Despite the record-breaking prices that original Norman Rockwell art is receiving at auction today, Bill Millis remembers paying far less for the work back in 1975: "I loved everything Rockwell had painted—for me it’s what America stood for," recalls Millis from his home in High Point, North Carolina. "Little did I know how popular Mr. Rockwell was, but I’d write him and he’d always write me back. I asked him if he knew whether any originals would ever be for sale, and he told me that there was going to be a showing at the Bernard Dannenberg Galleries in New York City."

Millis traveled to New York and met with the gallery’s curator, who showed him the works on view. "I was just in awe of the Rockwell paintings, and all of the sudden I saw this one, Puppy Love, and I asked if it was for sale, and he said it was, and I said ‘Oh my goodness!” Then only 26 years old, Millis asked the curator if he could hold it for him until the following Monday when he could send a check, to which the curator agreed. The 24" x 20" oil on canvas has hung proudly in the Millis household for the last 40 years.

"Over the years I have debated what to do with the painting," notes Millis, who has observed the rising value of Rockwell works. "So I decided to gift it to the Museum. I thought I can go ahead and visit the Museum while I’m still alive, taking my children and grandchildren. I’m just thrilled that the painting is going to be there in the Museum. I actually wrote Mr. Rockwell a letter and told him I had purchased it, and I remember him writing me a letter back saying, ‘I'm glad Puppy Love finally has a happy home.’ Now it will be at home at the Museum, where hopefully thousands of people can also view it."

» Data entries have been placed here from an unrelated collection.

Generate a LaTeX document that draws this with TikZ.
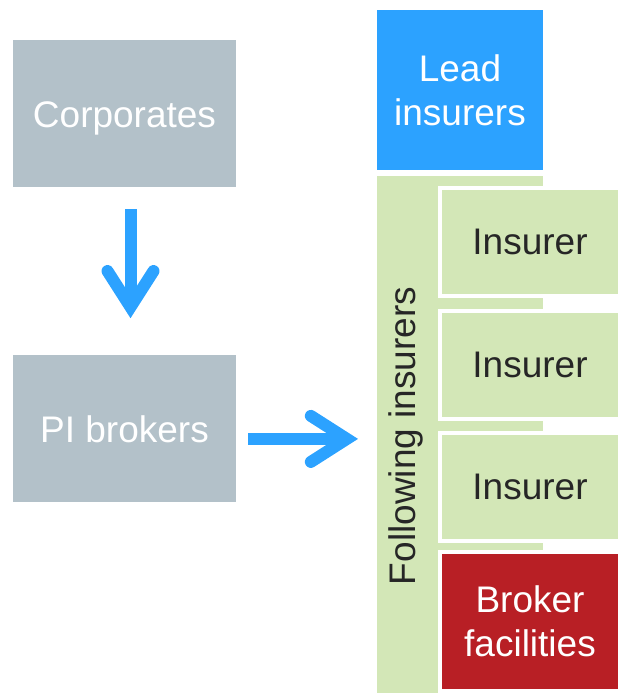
\documentclass[tikz,border=0pt]{standalone}
\usepackage{fontspec}
\setmainfont{Liberation Sans}
\usetikzlibrary{positioning,arrows.meta}

\definecolor{corpgray}{RGB}{179,193,201}
\definecolor{leadblue}{RGB}{44,162,255}
\definecolor{insgreen}{RGB}{211,231,183}
\definecolor{brokerred}{RGB}{184,31,37}
\definecolor{darktext}{RGB}{38,38,38}

\begin{document}
\begin{tikzpicture}[
    x=1pt, y=-1pt,
    bigfont/.style={font=\fontsize{37}{44}\selectfont},
    party/.style={rectangle, fill=corpgray, text=white, minimum width=223pt, minimum height=147pt, align=center, bigfont, text height=27pt, text depth=0pt},
    market/.style={rectangle, align=center, bigfont, outer sep=0pt},
    insurer/.style={market, draw=white, line width=4pt, fill=insgreen, text=darktext, minimum width=180pt, minimum height=108pt},
    flow/.style={draw=leadblue, line width=12pt, -{Straight Barb[length=36pt, width=46pt, line cap=round, line join=miter]}}
]

\useasboundingbox (0,0) rectangle (618,693);

% Client side
\node[party] (corp) at (124.5,113.5) {Corporates};
\node[party, below=168pt of corp] (pi-brokers) {PI brokers};

% Market side
\node[market, fill=leadblue, text=white, minimum width=166pt, minimum height=160pt] (lead) at (460,90) {Lead\\insurers};
\node[market, fill=insgreen, minimum width=166pt, minimum height=517pt, below=6pt of lead] (following) {};
\node[rotate=90, bigfont, text=darktext] (following-label) at (406,436) {Following insurers};

% Insurer boxes
\node[insurer] (ins-1) at (530,241.5) {Insurer};
\node[insurer, below=15pt of ins-1] (ins-2) {Insurer};
\node[insurer, below=14pt of ins-2] (ins-3) {Insurer};
\node[insurer, fill=brokerred, text=white, minimum height=139pt, below=11pt of ins-3] (broker-fac) {Broker\\facilities};

% Arrows
\draw[flow, shorten <=22pt, shorten >=37pt] ([xshift=6pt]corp.south) -- ([xshift=6pt]pi-brokers.north);
\draw[flow, shorten <=12pt, shorten >=19pt] ([yshift=-10pt]pi-brokers.east) -- ([yshift=-10pt]pi-brokers.east -| following.west);

\end{tikzpicture}
\end{document}
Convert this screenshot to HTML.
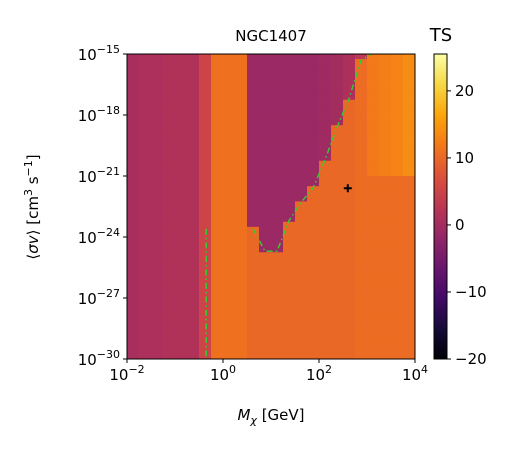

Life’s simple pleasures and the blush of first love are the focus of Norman Rockwell’s 1926 "Saturday Evening Post" cover, which portrays a young couple entranced by the moon, and by each other’s company. Their rickety wooden seating bends under their weight but does not deter them from their reverie, for they are taking time to enjoy the moment.

In 1926, Rockwell had already been working for "The Saturday Evening Post" for ten years. A self-proclaimed specialist in painting child-centered scenes, he elevated the status of his youthful subjects by portraying them as complex individuals with dignity, despite their economic status. In this work, Rockwell recalls the pleasures of spending vacations on rural farms on Long Island and in upstate New York, a respite from the bustle of life in New York City, where he was born and spent his youth. His composition invites us to peer over the shoulders of the children who are not aware of our presence. Their simple fishing gear—a branch equipped with line and a blue and orange bobbin (which repeats the artist’s color palette)—has been placed down behind them. Enrapt as they are, they are not aware that their bait is escaping from the can, or that the dog, now a third wheel, gazes longingly out from the canvas.